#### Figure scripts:
--- Start ---
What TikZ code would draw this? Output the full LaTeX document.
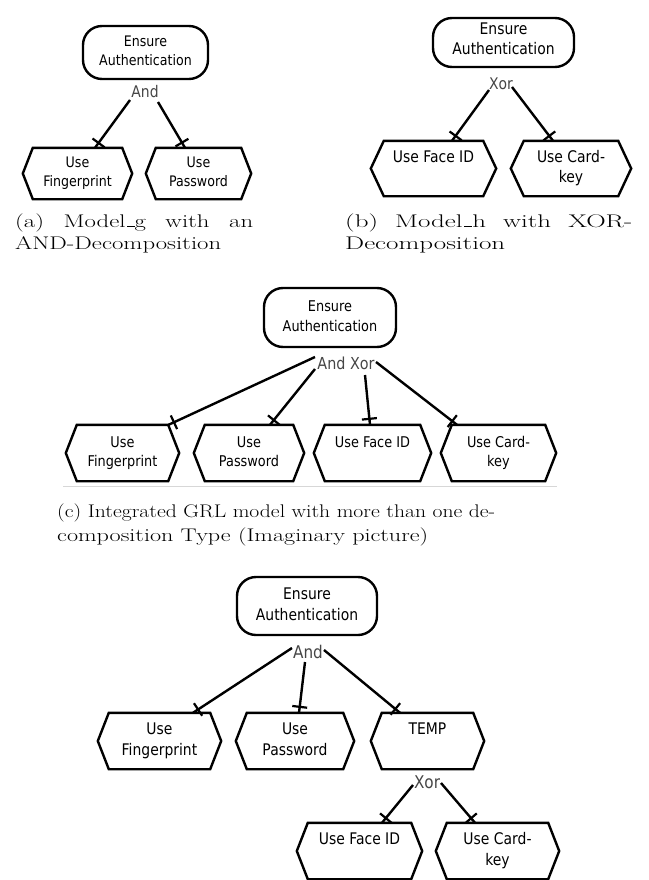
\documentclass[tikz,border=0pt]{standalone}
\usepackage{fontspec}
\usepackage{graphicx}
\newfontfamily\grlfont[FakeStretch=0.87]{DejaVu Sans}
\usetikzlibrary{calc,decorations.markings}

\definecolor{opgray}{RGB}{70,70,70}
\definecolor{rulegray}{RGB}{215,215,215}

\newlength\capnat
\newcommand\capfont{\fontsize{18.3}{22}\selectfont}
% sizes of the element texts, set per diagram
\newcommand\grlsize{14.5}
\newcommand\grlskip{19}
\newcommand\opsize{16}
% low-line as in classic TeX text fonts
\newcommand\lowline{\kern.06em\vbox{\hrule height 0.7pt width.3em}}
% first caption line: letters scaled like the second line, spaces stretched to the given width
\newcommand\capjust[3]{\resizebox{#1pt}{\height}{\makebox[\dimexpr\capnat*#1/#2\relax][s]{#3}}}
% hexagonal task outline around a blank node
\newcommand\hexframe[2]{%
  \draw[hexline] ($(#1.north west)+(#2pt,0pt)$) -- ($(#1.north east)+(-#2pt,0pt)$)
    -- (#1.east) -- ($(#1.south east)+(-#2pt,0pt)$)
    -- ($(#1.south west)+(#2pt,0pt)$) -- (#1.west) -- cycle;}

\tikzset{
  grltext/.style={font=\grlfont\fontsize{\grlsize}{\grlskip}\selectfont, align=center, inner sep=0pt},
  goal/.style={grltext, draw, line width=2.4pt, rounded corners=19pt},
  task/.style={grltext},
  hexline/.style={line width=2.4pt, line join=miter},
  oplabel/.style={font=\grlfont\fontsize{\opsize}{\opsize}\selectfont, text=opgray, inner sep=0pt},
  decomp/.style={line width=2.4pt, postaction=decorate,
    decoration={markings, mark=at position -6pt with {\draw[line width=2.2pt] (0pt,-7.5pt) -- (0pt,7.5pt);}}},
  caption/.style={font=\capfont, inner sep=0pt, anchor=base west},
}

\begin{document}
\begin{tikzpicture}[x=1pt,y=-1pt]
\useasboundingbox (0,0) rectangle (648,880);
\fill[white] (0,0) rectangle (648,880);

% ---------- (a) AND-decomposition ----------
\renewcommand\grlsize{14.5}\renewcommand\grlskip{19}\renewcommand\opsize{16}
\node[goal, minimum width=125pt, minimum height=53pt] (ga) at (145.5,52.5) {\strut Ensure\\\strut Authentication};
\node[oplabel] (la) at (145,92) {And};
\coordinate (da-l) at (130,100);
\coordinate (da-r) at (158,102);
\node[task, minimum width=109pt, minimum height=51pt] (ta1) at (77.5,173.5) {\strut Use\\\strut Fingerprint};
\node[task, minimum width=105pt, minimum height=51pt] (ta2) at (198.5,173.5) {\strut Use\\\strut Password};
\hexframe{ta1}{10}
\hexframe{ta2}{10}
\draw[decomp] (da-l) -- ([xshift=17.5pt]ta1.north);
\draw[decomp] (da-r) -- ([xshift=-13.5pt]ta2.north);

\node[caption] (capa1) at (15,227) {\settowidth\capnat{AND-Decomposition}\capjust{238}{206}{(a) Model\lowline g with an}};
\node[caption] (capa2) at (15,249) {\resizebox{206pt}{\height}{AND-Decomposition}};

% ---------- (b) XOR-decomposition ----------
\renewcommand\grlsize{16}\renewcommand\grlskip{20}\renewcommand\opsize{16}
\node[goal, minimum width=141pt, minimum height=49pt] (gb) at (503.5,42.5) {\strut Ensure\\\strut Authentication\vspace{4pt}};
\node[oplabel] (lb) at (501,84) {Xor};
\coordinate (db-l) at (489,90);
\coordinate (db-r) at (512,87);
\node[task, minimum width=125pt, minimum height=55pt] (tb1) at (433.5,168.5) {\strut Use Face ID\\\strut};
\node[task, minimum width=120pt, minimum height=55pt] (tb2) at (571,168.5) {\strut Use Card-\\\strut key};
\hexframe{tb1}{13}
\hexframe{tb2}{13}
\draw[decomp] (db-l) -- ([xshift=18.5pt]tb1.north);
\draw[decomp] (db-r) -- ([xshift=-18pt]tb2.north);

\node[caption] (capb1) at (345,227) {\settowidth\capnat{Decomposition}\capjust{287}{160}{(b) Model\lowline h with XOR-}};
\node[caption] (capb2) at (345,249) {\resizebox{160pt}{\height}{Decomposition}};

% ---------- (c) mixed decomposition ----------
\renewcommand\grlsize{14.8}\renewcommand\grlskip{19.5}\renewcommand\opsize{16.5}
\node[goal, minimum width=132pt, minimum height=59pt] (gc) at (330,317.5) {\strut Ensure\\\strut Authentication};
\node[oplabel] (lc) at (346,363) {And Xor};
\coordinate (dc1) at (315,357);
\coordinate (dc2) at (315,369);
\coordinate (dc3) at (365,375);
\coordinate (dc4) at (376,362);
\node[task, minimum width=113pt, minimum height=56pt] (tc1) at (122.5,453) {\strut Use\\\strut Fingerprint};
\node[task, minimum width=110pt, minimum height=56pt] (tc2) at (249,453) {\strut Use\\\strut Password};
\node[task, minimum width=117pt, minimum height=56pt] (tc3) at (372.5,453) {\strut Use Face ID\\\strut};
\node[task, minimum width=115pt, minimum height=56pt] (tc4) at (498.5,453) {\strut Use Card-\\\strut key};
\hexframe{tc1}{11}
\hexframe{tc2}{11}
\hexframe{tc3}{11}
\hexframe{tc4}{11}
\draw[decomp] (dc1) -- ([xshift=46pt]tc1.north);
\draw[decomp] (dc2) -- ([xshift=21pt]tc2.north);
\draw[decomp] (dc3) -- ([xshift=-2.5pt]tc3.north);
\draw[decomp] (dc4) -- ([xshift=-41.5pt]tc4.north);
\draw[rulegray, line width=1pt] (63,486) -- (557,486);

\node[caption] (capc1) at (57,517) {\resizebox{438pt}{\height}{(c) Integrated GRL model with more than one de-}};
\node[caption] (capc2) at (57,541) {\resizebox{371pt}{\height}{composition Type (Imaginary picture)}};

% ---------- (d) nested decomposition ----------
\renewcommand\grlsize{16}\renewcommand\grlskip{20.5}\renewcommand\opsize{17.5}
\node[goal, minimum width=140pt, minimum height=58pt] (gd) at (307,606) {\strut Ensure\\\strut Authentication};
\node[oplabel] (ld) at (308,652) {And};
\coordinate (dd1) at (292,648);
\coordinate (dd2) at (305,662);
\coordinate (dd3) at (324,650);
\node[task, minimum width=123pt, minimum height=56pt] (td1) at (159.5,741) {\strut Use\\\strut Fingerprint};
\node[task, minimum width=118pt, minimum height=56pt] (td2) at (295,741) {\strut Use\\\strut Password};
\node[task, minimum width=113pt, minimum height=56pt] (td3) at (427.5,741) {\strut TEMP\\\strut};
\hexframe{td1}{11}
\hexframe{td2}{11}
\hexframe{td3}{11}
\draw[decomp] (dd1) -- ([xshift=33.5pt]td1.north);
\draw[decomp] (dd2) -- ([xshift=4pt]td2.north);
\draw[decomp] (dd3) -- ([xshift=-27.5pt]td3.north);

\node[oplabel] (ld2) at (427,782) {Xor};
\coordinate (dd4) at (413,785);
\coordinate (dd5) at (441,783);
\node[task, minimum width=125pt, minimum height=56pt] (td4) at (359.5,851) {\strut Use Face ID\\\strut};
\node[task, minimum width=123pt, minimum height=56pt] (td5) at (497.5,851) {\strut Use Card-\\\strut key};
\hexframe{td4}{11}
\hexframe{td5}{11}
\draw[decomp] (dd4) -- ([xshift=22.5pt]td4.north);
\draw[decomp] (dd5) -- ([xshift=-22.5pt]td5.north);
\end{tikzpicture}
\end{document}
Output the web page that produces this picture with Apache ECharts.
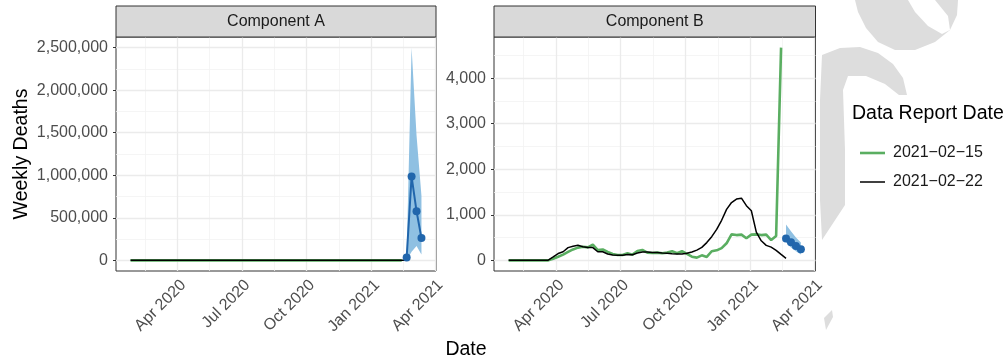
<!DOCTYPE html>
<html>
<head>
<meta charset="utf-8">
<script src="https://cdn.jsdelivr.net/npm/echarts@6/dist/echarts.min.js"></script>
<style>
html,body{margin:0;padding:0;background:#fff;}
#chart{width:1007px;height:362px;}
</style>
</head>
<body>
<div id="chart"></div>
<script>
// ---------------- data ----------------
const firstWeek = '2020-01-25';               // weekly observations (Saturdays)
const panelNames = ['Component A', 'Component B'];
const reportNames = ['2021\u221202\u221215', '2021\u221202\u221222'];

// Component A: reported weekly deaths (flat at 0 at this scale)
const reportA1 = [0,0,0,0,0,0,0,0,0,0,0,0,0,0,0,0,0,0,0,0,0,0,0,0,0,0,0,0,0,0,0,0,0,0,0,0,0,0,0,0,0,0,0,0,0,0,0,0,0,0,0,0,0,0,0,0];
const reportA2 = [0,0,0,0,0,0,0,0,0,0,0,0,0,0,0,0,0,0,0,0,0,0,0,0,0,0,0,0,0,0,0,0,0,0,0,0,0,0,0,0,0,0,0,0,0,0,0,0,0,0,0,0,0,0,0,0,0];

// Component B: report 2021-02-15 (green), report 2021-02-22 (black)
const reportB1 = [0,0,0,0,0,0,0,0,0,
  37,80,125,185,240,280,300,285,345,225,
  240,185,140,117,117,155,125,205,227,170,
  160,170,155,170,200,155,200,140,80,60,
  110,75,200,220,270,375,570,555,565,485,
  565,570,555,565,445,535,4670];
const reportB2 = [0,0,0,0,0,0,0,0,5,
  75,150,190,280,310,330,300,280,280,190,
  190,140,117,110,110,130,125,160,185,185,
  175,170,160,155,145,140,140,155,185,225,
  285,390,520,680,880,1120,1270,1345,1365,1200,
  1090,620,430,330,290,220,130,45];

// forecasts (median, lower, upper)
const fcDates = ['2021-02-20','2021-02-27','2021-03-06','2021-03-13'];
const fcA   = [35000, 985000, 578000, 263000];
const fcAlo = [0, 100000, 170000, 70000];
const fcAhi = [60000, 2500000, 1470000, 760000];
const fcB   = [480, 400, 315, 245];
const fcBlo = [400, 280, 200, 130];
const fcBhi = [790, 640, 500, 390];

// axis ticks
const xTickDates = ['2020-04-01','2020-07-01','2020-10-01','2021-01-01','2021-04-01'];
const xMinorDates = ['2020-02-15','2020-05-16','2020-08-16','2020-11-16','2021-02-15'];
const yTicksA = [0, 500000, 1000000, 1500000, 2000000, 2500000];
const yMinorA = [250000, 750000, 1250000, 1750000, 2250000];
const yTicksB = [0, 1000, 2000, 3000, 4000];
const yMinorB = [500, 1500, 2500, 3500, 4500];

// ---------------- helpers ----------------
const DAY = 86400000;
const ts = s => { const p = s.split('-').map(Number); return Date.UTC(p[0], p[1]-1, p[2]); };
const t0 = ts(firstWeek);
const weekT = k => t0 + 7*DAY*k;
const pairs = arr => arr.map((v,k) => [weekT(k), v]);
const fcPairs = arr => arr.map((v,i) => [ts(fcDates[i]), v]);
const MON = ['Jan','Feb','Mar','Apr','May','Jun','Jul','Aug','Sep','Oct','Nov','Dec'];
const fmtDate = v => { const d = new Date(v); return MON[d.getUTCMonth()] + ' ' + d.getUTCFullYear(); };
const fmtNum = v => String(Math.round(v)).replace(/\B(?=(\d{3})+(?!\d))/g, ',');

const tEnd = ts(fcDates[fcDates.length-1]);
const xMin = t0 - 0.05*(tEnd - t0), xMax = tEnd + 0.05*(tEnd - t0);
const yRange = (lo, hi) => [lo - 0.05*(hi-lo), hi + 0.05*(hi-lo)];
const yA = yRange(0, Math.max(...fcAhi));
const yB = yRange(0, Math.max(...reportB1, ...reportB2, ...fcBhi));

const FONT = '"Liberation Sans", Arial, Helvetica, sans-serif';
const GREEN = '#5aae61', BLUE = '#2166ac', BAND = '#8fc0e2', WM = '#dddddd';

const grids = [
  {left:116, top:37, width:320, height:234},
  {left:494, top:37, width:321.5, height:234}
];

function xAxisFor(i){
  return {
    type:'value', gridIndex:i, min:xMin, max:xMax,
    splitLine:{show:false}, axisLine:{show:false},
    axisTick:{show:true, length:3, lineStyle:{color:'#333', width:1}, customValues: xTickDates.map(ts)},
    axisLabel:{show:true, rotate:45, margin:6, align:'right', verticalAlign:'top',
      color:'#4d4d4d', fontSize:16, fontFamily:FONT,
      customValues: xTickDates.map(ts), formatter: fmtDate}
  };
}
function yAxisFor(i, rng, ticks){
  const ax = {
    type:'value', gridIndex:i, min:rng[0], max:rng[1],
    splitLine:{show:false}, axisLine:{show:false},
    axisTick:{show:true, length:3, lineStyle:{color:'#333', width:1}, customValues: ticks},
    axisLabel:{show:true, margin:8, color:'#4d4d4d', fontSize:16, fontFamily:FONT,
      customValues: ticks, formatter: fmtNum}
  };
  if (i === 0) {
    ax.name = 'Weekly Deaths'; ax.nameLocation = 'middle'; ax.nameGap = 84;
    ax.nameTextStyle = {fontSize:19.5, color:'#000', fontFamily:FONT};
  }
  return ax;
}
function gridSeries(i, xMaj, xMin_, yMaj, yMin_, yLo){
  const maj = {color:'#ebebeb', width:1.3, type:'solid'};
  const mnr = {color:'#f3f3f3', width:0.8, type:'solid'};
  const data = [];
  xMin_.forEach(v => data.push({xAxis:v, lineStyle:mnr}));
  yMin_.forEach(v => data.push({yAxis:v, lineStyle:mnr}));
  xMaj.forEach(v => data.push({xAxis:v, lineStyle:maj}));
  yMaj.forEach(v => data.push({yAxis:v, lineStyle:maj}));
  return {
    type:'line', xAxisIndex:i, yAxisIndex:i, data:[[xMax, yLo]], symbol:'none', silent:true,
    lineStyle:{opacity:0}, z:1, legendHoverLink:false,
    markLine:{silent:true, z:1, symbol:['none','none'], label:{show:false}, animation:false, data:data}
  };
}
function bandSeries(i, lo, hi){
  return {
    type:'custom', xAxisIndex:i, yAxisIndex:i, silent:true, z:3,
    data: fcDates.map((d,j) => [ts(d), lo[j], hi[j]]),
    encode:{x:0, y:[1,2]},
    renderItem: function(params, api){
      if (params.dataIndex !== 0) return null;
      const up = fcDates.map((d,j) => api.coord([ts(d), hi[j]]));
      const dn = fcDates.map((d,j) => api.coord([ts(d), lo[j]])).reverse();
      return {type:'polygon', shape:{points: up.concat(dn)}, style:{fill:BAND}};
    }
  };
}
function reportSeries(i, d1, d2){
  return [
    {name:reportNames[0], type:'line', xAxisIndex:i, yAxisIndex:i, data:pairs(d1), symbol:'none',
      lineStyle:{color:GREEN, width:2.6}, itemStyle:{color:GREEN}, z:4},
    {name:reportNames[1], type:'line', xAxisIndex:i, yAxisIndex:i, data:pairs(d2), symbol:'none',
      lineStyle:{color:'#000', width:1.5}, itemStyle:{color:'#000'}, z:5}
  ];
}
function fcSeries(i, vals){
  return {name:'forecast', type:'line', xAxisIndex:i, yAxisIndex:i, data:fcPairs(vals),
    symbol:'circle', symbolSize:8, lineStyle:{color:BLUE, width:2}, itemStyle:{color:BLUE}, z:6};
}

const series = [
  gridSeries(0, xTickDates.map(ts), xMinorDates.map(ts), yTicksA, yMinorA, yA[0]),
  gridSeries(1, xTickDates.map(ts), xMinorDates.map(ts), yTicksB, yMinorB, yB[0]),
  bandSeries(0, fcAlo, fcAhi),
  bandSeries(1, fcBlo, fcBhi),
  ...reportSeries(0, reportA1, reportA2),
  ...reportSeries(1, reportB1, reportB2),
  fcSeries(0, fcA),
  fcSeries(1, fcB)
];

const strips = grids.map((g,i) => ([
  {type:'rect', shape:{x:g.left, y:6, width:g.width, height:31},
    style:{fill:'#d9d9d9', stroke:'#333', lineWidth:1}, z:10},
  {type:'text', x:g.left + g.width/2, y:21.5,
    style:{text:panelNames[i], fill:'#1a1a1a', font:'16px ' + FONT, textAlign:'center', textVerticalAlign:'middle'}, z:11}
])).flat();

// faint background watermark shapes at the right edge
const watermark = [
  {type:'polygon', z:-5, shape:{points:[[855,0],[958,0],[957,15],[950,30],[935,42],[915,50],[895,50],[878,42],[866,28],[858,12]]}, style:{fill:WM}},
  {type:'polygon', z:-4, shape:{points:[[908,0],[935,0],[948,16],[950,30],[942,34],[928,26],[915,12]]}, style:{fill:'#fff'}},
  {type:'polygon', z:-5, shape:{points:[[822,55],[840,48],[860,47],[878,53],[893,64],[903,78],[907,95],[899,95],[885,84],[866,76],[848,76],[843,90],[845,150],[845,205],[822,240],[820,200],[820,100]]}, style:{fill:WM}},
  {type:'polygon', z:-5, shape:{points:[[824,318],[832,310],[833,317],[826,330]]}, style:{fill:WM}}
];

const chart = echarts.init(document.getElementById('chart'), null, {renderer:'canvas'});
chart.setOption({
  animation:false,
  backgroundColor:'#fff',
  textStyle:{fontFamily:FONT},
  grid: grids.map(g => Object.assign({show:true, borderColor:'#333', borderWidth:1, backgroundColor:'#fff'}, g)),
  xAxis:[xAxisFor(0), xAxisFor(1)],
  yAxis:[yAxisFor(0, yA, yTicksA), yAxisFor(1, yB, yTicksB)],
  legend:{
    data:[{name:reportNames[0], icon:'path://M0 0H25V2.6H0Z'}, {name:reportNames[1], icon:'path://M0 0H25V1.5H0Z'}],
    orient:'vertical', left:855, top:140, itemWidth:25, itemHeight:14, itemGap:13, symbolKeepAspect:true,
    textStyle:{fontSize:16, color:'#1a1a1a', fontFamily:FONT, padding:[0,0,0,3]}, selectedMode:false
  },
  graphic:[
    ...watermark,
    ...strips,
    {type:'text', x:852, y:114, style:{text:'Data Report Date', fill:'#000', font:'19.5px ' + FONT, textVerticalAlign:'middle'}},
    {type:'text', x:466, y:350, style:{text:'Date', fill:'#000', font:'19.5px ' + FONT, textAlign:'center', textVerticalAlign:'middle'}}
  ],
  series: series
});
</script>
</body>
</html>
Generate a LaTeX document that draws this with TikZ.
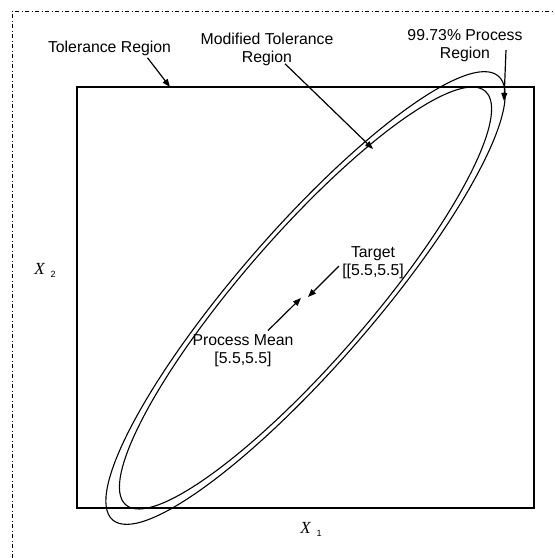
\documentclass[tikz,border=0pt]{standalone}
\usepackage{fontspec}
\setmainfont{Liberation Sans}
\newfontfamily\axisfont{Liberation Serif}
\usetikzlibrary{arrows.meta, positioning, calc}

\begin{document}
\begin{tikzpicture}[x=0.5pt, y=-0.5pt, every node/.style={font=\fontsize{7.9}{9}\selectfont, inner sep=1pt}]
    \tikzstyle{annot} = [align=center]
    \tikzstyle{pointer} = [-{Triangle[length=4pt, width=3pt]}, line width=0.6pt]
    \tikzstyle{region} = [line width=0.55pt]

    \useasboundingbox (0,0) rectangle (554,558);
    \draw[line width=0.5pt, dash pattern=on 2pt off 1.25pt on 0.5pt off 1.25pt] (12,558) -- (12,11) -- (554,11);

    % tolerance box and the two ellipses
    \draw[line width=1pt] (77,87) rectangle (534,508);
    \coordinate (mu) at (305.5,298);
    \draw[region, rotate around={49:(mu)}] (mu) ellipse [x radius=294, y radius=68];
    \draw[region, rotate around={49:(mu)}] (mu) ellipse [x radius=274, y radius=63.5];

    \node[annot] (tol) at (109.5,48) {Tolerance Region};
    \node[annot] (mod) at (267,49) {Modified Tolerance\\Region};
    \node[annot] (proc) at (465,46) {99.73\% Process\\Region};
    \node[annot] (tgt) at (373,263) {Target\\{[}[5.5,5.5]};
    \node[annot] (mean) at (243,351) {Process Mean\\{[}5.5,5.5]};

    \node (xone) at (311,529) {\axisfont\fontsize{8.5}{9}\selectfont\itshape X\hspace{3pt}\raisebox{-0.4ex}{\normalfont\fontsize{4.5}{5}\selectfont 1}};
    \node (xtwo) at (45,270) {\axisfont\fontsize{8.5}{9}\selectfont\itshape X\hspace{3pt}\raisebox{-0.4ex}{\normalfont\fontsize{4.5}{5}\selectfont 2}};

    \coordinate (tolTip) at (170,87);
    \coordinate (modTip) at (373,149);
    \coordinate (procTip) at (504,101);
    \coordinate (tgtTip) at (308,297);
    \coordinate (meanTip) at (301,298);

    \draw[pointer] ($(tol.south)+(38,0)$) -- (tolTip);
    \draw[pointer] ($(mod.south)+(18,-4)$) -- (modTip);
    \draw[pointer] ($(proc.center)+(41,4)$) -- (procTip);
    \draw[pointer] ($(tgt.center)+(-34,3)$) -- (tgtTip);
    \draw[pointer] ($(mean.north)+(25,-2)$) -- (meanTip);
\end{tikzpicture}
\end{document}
--- End ---
#### EXERCISE OBJECTIVE:
Identify every line where the string "that" appears.

#### THE RESPONSE:
Output the web page that produces this picture with Apache ECharts.
Generate a LaTeX document that draws this with TikZ.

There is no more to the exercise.